The following songs made it to the final 6:

- Unsa Ning Tamaa by RJ Ensalada
- Siya Ra Tawn Ang Nahigugma by Winset Jacot and Jane Abaday
- Hulagway by Dexter Latosa and Ma. Rhodora Veloso

== Vispop 2019 ==
=== Launching ===
The Vispop 2019 was launched by Artist Ko in partnership with the Sacred Heart School for Boys - Batch 1985 Foundation on February 27, 2019. A new organizing committee was also announced: Missing Filemon's Insoy Niñal, Jojo Lopez, Barney Borja, and Kenneth Cobonpue.

=== Co-founder's concerns ===
The Vispop songwriting competition was not staged in 2018 due to various concerns. When Vispop 2019 was launched, Gitamondoc disclosed on his Facebook page that he already left ArtistKo and his affiliation with the competition a year earlier, citing differences of opinion, raising questions on ArtistKo's management on revenue and distribution, and the creation of "Vispop" as a trademark without his knowledge. An application for Vispop's trademark was approved by the Intellectual Property Office of the Philippines in 2015. Artist Ko stated that establishing the trademark was made to widen the campaign's reach and the cooperative reached out to the concerned parties regarding royalties. Borja, Vispop 2019 project chairman, on the other hand said that the organizers acknowledged Gitamondoc's contribution and the legacy of all founders.

Local artists Kurt Fick, Therese Villarante, and Vispop 2.0 grand prize winner Jerika Teodorico were among those who issued a joint statement clarifying their non-involvement with the Vispop 2019 and its organizers. On April 8, 2019, Sacred Heart School for Boys - Batch 1985 Foundation announced that Vispop 2019 would no longer push through.

== Vispop X ==
After five years, the music fest-competition was restaged as Vispop X.

- Grand prize: Para Natong Duha by Keith John Quito (interpreter: Joseph Gara)
- Second Runner up: Hawid by John Erscel. The song was given the Warner's Music Philippines Choice Award and Erscel was recognized as Best Interpreter.
- Third Runner up: Bangon Adlaw by Ferdinand Aragon

The following songs made it to the final 6:

- Isayaw Tika by Mary Anchit, which also won FILSCAP Choice Award
- Da Vao by Kent Charcos, which won People's Choice Award
- My Baleleng by written by Paolo Olvido and Nazareth Actub (interpreter: Mic Kindica)
Special guests of the event were Jacky Chang, James Gulles, Jerika Teodorico, Jewel Villaflores, Kurt Fick, Medyo Maldito, Morissette, and Oh! Caraga.

== Reception ==
The winning songs from the competition made it to several radio station's hit song countdowns. 1st Visayan Pop Music Festival grand prize winner Duyog was part of the MOR 97.1 Cebu's Epic Top 20 Countdown for 23 weeks, while third runner-up Balay ni Mayang was No. 3 MOR 91.9 CDO BIGA10 Hits Daily, No. 6 Bay Radio 104.7 FM Batangas' 20 Hit Combo, No. 17 94.9 KOOL FM Cotabato's Cool Top 30, No. 16 MOR 101.5 Bacolod's  Weekly Top 20 Countdown, No. 2 MOR 97.1 Cebu's  The Epic Top 20 Countdown, and No. 3 MOR 101.9 Manila MOR's BIGA-10.

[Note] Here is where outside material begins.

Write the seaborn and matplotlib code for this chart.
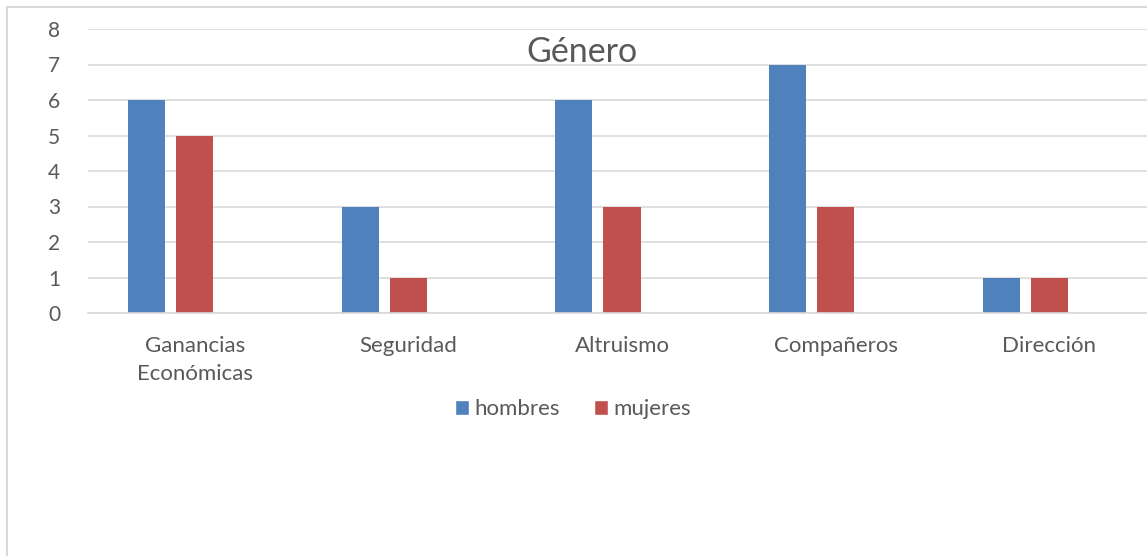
import numpy as np
import pandas as pd
import matplotlib.pyplot as plt
import seaborn as sns
from matplotlib.patches import Rectangle, Patch

categorias = ['Ganancias\nEconómicas', 'Seguridad', 'Altruismo', 'Compañeros', 'Dirección']
hombres = [6, 3, 6, 7, 1]
mujeres = [5, 1, 3, 3, 1]
vacio = [0, 0, 0, 0, 0]  # empty third series slot (as in the original chart)

df = pd.DataFrame({
    'categoria': categorias * 3,
    'serie': ['hombres'] * 5 + ['mujeres'] * 5 + ['_'] * 5,
    'valor': hombres + mujeres + vacio,
})

sns.set_theme(style="white")
plt.rcParams['font.family'] = ['Lato', 'DejaVu Sans']

gris = '#595959'
azul = '#4f81bd'
rojo = '#c0504d'

fig = plt.figure(figsize=(11.47, 5.56), dpi=100)
ax = fig.add_axes([88 / 1147, 1 - 313 / 556, (1156 - 88) / 1147, 284 / 556])

sns.barplot(data=df, x='categoria', y='valor', hue='serie',
            hue_order=['hombres', 'mujeres', '_'],
            palette=[azul, rojo, 'white'], saturation=1, width=0.6745, gap=0.229,
            linewidth=0, legend=False, ax=ax)

ax.set_ylim(0, 8)
ax.set_xlim(-0.5, 4.5)
ax.set_yticks(range(0, 9))
ax.yaxis.grid(True, color='#d9d9d9', linewidth=1.2)
ax.set_axisbelow(True)
for s in ['top', 'right', 'left']:
    ax.spines[s].set_visible(False)
ax.spines['bottom'].set_color('#d9d9d9')
ax.spines['bottom'].set_linewidth(1.2)
ax.tick_params(axis='both', length=0, colors=gris)
ax.tick_params(axis='y', pad=20, labelsize=15)
ax.tick_params(axis='x', pad=16.5, labelsize=16)
for lbl in ax.get_xticklabels():
    lbl.set_linespacing(1.5)
ax.set_xlabel('')
ax.set_ylabel('')

fig.text(582 / 1147, 1 - 52 / 556, 'Género', ha='center', va='center',
         fontsize=24.5, color=gris)

handles = [Patch(facecolor=azul, label='hombres'), Patch(facecolor=rojo, label='mujeres')]
fig.legend(handles=handles, loc='center', bbox_to_anchor=(573 / 1147, 1 - 409 / 556),
           ncol=2, frameon=False, fontsize=16, labelcolor=gris,
           handlelength=0.65, handleheight=0.65, handletextpad=0.25, columnspacing=1.5)

fig.patches.append(Rectangle((7 / 1147, -0.1), 1.2, 1 - 7 / 556 + 0.1,
                             transform=fig.transFigure, fill=False,
                             edgecolor='#d9d9d9', linewidth=1.5))

fig.savefig('out.png', dpi=100)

SunStar Cebu's August 28, 2017 editorial acknowledged its success, writing, "The nongovernment organization ArtistKo initiated Vispop, a successful campaign encouraging Visayans to compose and patronize Visayan songs distinguished by superior quality and expression of ideas that resonate with the current generation." Patricia May Catan of SunStar Weekend wrote, "Through the efforts of ArtistKo with the strong support of Filscap, Vispop has been giving dreamers a platform to showcase their craft. And not only has it provided them a stage, Vispop also paved the way for Visayan pop to be recognized and listened to in different parts of the country and, perhaps, in the international podium." Marian Z. Codilla, in her article on Cebu Daily News, also praised the campaign, stating, "This welcome trend has encouraged more Visayan songwriters to come out with more material and make us Visayans feel proud about our musical heritage." Karla Rule of The Freeman also wrote, "In their last staging in 2017, Vispop’s music evolved into a spectrum boasting catchy, easy, friendly tunes as well as profound, intricate pieces of longing, frustration, joy and other complex themes that entered the Filipino music scene’s consciousness."

== Genre ==
Vispop, or sometimes Visayan pop, later on evolved from being associated with the music festival to a genre for the new wave of Visayan pop songs that gained nationwide popularity, even those songs that were not exclusively produced for or presented in the contest. The independent media company Rappler published an inclusive list of songs that included Bisrock, independently produced songs, and the contest winner Duyog as introductory playlist to the genre. Furthermore, Philippine Airlines' magazine Mabuhay and GMA's TV show Bawal ang Pasaway with host Solita "Winnie" Monsod considered the popular Hahahahasula, an independently produced single, as one of the biggest Vispop hit songs.